_What the task requires_:
Repeat the data word for word. Do not include the pictures.

####################

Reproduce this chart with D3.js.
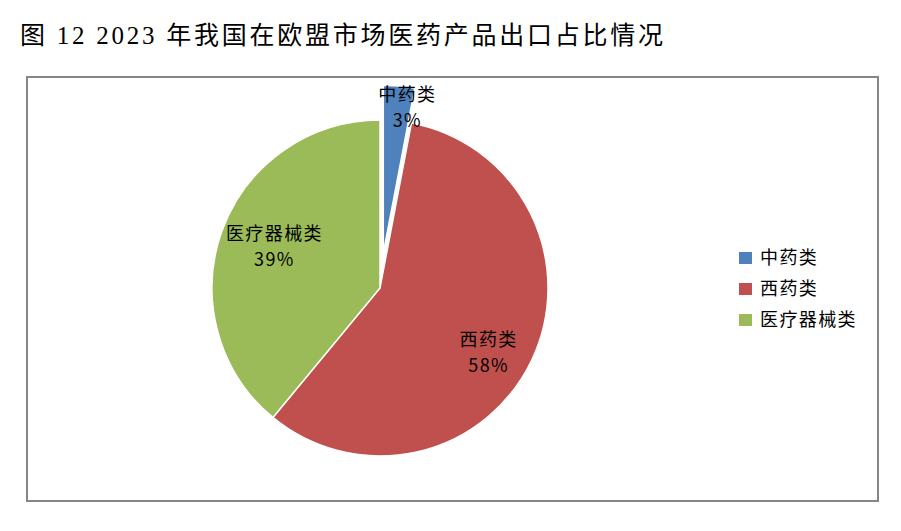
<!DOCTYPE html>
<html lang="zh">
<head>
<meta charset="UTF-8">
<title>2023年我国在欧盟市场医药产品出口占比情况</title>
<script src="https://d3js.org/d3.v7.min.js"></script>
<style>
  body { margin: 0; background: #fff; }
  svg { display: block; }
  .title { font-family: "Liberation Serif", "Noto Sans CJK SC", serif; font-size: 25px; fill: #000; }
  .lbl, .legend text { font-family: "Noto Sans CJK SC", sans-serif; font-size: 18px; fill: #000; letter-spacing: 1.4px; }
</style>
</head>
<body>
<svg width="901" height="531"></svg>
<script>
// 数据
const categories = ["中药类", "西药类", "医疗器械类"];
const shares = [3, 58, 39];
const colors = ["#4F81BD", "#C0504D", "#9BBB59"];
const exploded = [true, false, false];

const svg = d3.select("svg");

svg.append("text")
  .attr("class", "title")
  .attr("x", 20).attr("y", 44)
  .attr("textLength", 643).attr("lengthAdjust", "spacing")
  .text("图 12  2023 年我国在欧盟市场医药产品出口占比情况");

// 图表边框
svg.append("rect")
  .attr("x", 27).attr("y", 77)
  .attr("width", 851).attr("height", 424)
  .attr("fill", "none").attr("stroke", "#868686").attr("stroke-width", 2);

const cx = 380, cy = 288, r = 168, explode = 35;
const g = svg.append("g").attr("transform", `translate(${cx},${cy})`);

const pie = d3.pie().sort(null).value(d => d);
const arcs = pie(shares);
const arc = d3.arc().innerRadius(0).outerRadius(r);

function offset(d, i) {
  if (!exploded[i]) return [0, 0];
  const a = (d.startAngle + d.endAngle) / 2;
  return [explode * Math.sin(a), -explode * Math.cos(a)];
}

g.selectAll("path.slice")
  .data(arcs)
  .enter().append("path")
  .attr("class", "slice")
  .attr("transform", (d, i) => `translate(${offset(d, i)})`)
  .attr("d", arc)
  .attr("fill", (d, i) => colors[i])
  .attr("stroke", "#fff")
  .attr("stroke-width", 1.5);

// 数据标签 (大扇区靠内, 小扇区贴外缘), 放在最上层
const labels = g.append("g");
arcs.forEach((d, i) => {
  const span = d.endAngle - d.startAngle;
  const lr = span < 0.3 ? r * 0.905 : r * (0.575 + 0.045 * span);
  const a = (d.startAngle + d.endAngle) / 2 + 0.065;
  const [ox, oy] = offset(d, i);
  const x = ox + lr * Math.sin(a), y = oy - lr * Math.cos(a);
  const t = labels.append("text")
    .attr("class", "lbl")
    .attr("text-anchor", "middle")
    .attr("x", x).attr("y", y);
  t.append("tspan").attr("x", x).attr("dy", "-0.1em").text(categories[i]);
  t.append("tspan").attr("x", x).attr("dy", "1.42em").text(shares[i] + "%");
});

// 图例
const legend = svg.append("g").attr("class", "legend")
  .attr("transform", "translate(739,252)");
const rows = legend.selectAll("g")
  .data(categories)
  .enter().append("g")
  .attr("transform", (d, i) => `translate(0,${i * 31})`);
rows.append("rect")
  .attr("width", 13).attr("height", 12)
  .attr("fill", (d, i) => colors[i]);
rows.append("text")
  .attr("x", 21).attr("y", 6).attr("dy", "0.35em")
  .text(d => d);
</script>
</body>
</html>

####################

_Task answer_:
Reproduce this chart with D3.js.
<!DOCTYPE html>
<html lang="zh">
<head>
<meta charset="UTF-8">
<title>2023年我国在欧盟市场医药产品出口占比情况</title>
<script src="https://d3js.org/d3.v7.min.js"></script>
<style>
  body { margin: 0; background: #fff; }
  svg { display: block; }
  .title { font-family: "Liberation Serif", "Noto Sans CJK SC", serif; font-size: 25px; fill: #000; }
  .lbl, .legend text { font-family: "Noto Sans CJK SC", sans-serif; font-size: 18px; fill: #000; letter-spacing: 1.4px; }
</style>
</head>
<body>
<svg width="901" height="531"></svg>
<script>
// 数据
const categories = ["中药类", "西药类", "医疗器械类"];
const shares = [3, 58, 39];
const colors = ["#4F81BD", "#C0504D", "#9BBB59"];
const exploded = [true, false, false];

const svg = d3.select("svg");

svg.append("text")
  .attr("class", "title")
  .attr("x", 20).attr("y", 44)
  .attr("textLength", 643).attr("lengthAdjust", "spacing")
  .text("图 12  2023 年我国在欧盟市场医药产品出口占比情况");

// 图表边框
svg.append("rect")
  .attr("x", 27).attr("y", 77)
  .attr("width", 851).attr("height", 424)
  .attr("fill", "none").attr("stroke", "#868686").attr("stroke-width", 2);

const cx = 380, cy = 288, r = 168, explode = 35;
const g = svg.append("g").attr("transform", `translate(${cx},${cy})`);

const pie = d3.pie().sort(null).value(d => d);
const arcs = pie(shares);
const arc = d3.arc().innerRadius(0).outerRadius(r);

function offset(d, i) {
  if (!exploded[i]) return [0, 0];
  const a = (d.startAngle + d.endAngle) / 2;
  return [explode * Math.sin(a), -explode * Math.cos(a)];
}

g.selectAll("path.slice")
  .data(arcs)
  .enter().append("path")
  .attr("class", "slice")
  .attr("transform", (d, i) => `translate(${offset(d, i)})`)
  .attr("d", arc)
  .attr("fill", (d, i) => colors[i])
  .attr("stroke", "#fff")
  .attr("stroke-width", 1.5);

// 数据标签 (大扇区靠内, 小扇区贴外缘), 放在最上层
const labels = g.append("g");
arcs.forEach((d, i) => {
  const span = d.endAngle - d.startAngle;
  const lr = span < 0.3 ? r * 0.905 : r * (0.575 + 0.045 * span);
  const a = (d.startAngle + d.endAngle) / 2 + 0.065;
  const [ox, oy] = offset(d, i);
  const x = ox + lr * Math.sin(a), y = oy - lr * Math.cos(a);
  const t = labels.append("text")
    .attr("class", "lbl")
    .attr("text-anchor", "middle")
    .attr("x", x).attr("y", y);
  t.append("tspan").attr("x", x).attr("dy", "-0.1em").text(categories[i]);
  t.append("tspan").attr("x", x).attr("dy", "1.42em").text(shares[i] + "%");
});

// 图例
const legend = svg.append("g").attr("class", "legend")
  .attr("transform", "translate(739,252)");
const rows = legend.selectAll("g")
  .data(categories)
  .enter().append("g")
  .attr("transform", (d, i) => `translate(0,${i * 31})`);
rows.append("rect")
  .attr("width", 13).attr("height", 12)
  .attr("fill", (d, i) => colors[i]);
rows.append("text")
  .attr("x", 21).attr("y", 6).attr("dy", "0.35em")
  .text(d => d);
</script>
</body>
</html>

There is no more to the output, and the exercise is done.